Following the reading, he has an interactive session. “The most common question I get from all over India is about the characters,” he says. “So many readers feel the characters are real people and are keen to find out what they are doing today. I am very happy about this. It means my stories have transcended fiction.”
The Mumbai-based Chetan has come with his family – wife Anusha and twins, Ishaan and Shyam – on their first visit to Kerala. And, like any first-time visitor, he has been enthralled by the natural beauty.
“The tag line, God Own’s Country, is not over-hyped at all,” he says. However, he feels, the state is under-marketed in another way. “I am staying at Fort Kochi, where there is so much of culture, history, and heritage. This is not being emphasised at all. Kerala is not only about the coconut trees and the backwaters.”

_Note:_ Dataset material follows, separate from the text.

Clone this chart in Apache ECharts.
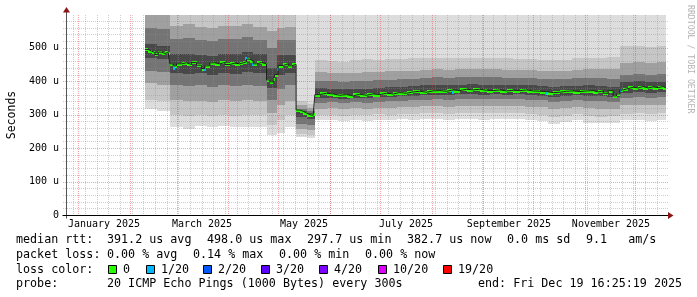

He also says the book market in Kerala is large. “There are a lot of readers here,” he says. “English is very prevalent. It is one of the bigger markets in south India. No author can ignore Kerala.”
His first book, ‘Five Point Someone,’ published by Rupa in 2004, had become an unexpected bestseller, thanks to word of mouth publicity. Thereafter, his next two novels, ‘One Night At The Call Center’ (2005) and ‘The Three Mistakes Of My Life’ (May, 2008) also became bestsellers.
“He is our company’s most successful author,” says Kapish Mehra, publisher of Rupa. “His first two books have sold over a million copies, while the third, Three Mistakes, has already notched up sales of half a million in just three and a half months. His stories have become a part of the lives of young people.”
Asked how his books do well, while so many others fall by the wayside, Chetan says, “My books have touched a chord with people.”
Says author Shinie Antony, who has edited all three of his novels: “Chetan is the voice of the youth: its pain and passion. In his latest book, ‘Three Mistakes’, he writes about cricket, religion and politics - a very brave move for any author. But what he has done with these subjects has been very moving. His USP is his language, which is as anti-literary as you can get.”
Agrees English language trainer, Lakshmi Mahajankatti: “Chetan’s plus points are the simple language that he uses and he writes about people that the students can identify with. Thanks to him, young people have started reading novels these days.”
As a result of his popularity, Chetan is now regarded as a youth icon, but he is uncomfortable with the tag. “Just because you have written three popular novels does not make you an icon,” he says. “So, I don’t take it seriously.”
But what he is taking seriously is the October 10 release of the movie, ‘Hello’, which stars Salman Khan and Amrita Arora, among others, and is based on ‘One Night At The Call Center’. “The promos will be starting soon, and I am hoping the film will do well,” says Chetan, who wrote the screenplay.